I dropped down a tiny bit from the top for my late lunch, 3 hours from the start, and loved the combination of downtown and Valley views with my bagel.


Then as I left I also enjoyed glancing down at the route up the north side of Lukens, which sticks in the memory as probably the nastiest hike I’ve ever had the displeasure of doing here.

The way down was just over 2 hours of delightful ambling, initially with an 805 in hand, later with other non-alcoholic refreshments.


Halfway down, the trail curving off to the north (which I somehow hadn’t registered on the way up) looked enticing for another time.

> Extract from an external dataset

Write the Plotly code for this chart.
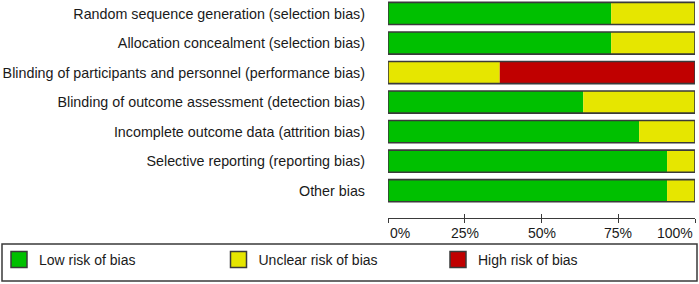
import plotly.graph_objects as go

categories = [
    "Random sequence generation (selection bias)",
    "Allocation concealment (selection bias)",
    "Blinding of participants and personnel (performance bias)",
    "Blinding of outcome assessment (detection bias)",
    "Incomplete outcome data (attrition bias)",
    "Selective reporting (reporting bias)",
    "Other bias",
]
low_risk = [72.7, 72.7, 0.0, 63.6, 81.8, 90.9, 90.9]
unclear_risk = [27.3, 27.3, 36.4, 36.4, 18.2, 9.1, 9.1]
high_risk = [0.0, 0.0, 63.6, 0.0, 0.0, 0.0, 0.0]
series_names = ["Low risk of bias", "Unclear risk of bias", "High risk of bias"]
tick_values = [0, 25, 50, 75, 100]
tick_labels = ["0%", "25%", "50%", "75%", "100%"]

colors = ["#00C000", "#E6E600", "#C00000"]
edge = "#3a3a3a"
font_family = "Arial, 'Liberation Sans', sans-serif"
text_color = "#1a1a1a"

fig = go.Figure()
series = [low_risk, unclear_risk, high_risk]
bases = [[0.0] * len(categories) for _ in series]
for k in range(1, len(series)):
    bases[k] = [b + v for b, v in zip(bases[k - 1], series[k - 1])]

for vals, base, name, col in zip(series, bases, series_names, colors):
    fig.add_trace(go.Bar(
        x=vals, base=base, y=categories, orientation="h", name=name,
        marker=dict(color=col, line=dict(width=0)),
        showlegend=False, hoverinfo="x+y",
    ))
    fig.add_trace(go.Scatter(
        x=[None], y=[None], mode="markers", name=name,
        marker=dict(symbol="square", size=19, color=col, line=dict(color=edge, width=1.5)),
        showlegend=True,
    ))

totals = [a + b + c for a, b, c in zip(low_risk, unclear_risk, high_risk)]
fig.add_trace(go.Bar(
    x=totals, base=[0.0] * len(categories), y=categories, orientation="h", showlegend=False,
    marker=dict(color="rgba(255,255,255,0)", line=dict(color=edge, width=1.6)),
    hoverinfo="skip",
))

# helper trace so the inside-tick overlay axis is drawn
fig.add_trace(go.Scatter(x=[None], y=[None], xaxis="x2", yaxis="y", showlegend=False, hoverinfo="skip"))

W, H = 699, 284
ML, MR, MT, MB = 388, 4, 0, 66
pw, ph = W - ML - MR, H - MT - MB
yrange = [6.925, -0.457]


def px_x(p):
    return (p - ML) / pw


def px_y(p):
    return -(p - (MT + ph)) / ph


fig.update_layout(
    width=W, height=H,
    margin=dict(l=ML, r=MR, t=MT, b=MB, autoexpand=False),
    paper_bgcolor="white", plot_bgcolor="white",
    barmode="overlay", bargap=0.25,
    font=dict(family=font_family, size=14, color=text_color),
    xaxis=dict(
        domain=[0, 1], range=[0, 100],
        showline=True, linecolor=edge, linewidth=1,
        ticks="outside", ticklen=4, tickcolor=edge, tickwidth=1,
        tickvals=tick_values, showticklabels=False,
        showgrid=False, zeroline=False, fixedrange=True,
    ),
    xaxis2=dict(
        overlaying="x", range=[0, 100], anchor="y", side="bottom",
        showline=False, ticks="inside", ticklen=4, tickcolor=edge, tickwidth=1,
        tickvals=tick_values, showticklabels=False,
        showgrid=False, zeroline=False, fixedrange=True,
    ),
    yaxis=dict(
        domain=[0, 1], type="category", categoryorder="array", categoryarray=categories,
        range=yrange, showline=False, ticks="", showgrid=False, zeroline=False,
        ticklabelstandoff=22, tickfont=dict(size=14.3, color=text_color), fixedrange=True,
    ),
    legend=dict(
        orientation="h",
        x=px_x(2), xanchor="left", y=px_y(244), yanchor="top",
        borderwidth=0, bgcolor="rgba(0,0,0,0)",
        entrywidth=177.5, entrywidthmode="pixels", traceorder="normal",
        indentation=-3,
        font=dict(size=14, color=text_color), itemsizing="trace",
    ),
    shapes=[dict(
        type="rect", xref="paper", yref="paper",
        x0=px_x(2), x1=px_x(697), y0=px_y(244), y1=px_y(281),
        line=dict(color=edge, width=1.5), fillcolor="rgba(0,0,0,0)", layer="below",
    )],
    showlegend=True,
)

for i, (v, lab) in enumerate(zip(tick_values, tick_labels)):
    anchor = "left" if i == 0 else ("right" if i == len(tick_values) - 1 else "center")
    fig.add_annotation(
        x=v, y=0, xref="x", yref="paper", text=lab, showarrow=False,
        xanchor=anchor, yanchor="middle", yshift=-14.5,
        font=dict(size=14, color=text_color),
    )

fig.write_html("out.html", config={"displayModeBar": False},
               post_script="document.body.style.margin='0';")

10 minutes later, in the first patch of deep shade at this time of day, you’re back at the water tower with longer shadows.


And now the lowering sun is in your eyes a lot of the time (which—as long as armed with a good pair of Maui Jims—I love).


I was back at the car just after 7, perfectly timed for a pre-dusk drive home.

This felt a very fitting way to round off the trip, partly because it makes a hattrick for Lukens, the most routes I’ve ever taken up any of the San Gabriels. Compared with Haines and Stone canyons, this one is the longest and hands-down the loveliest.
For the first time, I carried a notebook in my hand most of the time instead of fishing it out only now and then, and that encouraged a different kind of note-taking: little and often and very very scribbly.

I was mostly writing about the personal/relationship things that have been quite dominant on this trip, with the odd bit of course design thrown in. The 5.5 hours were, as is so often magically the case, precisely the right amount of time to process and find calm before my return to England.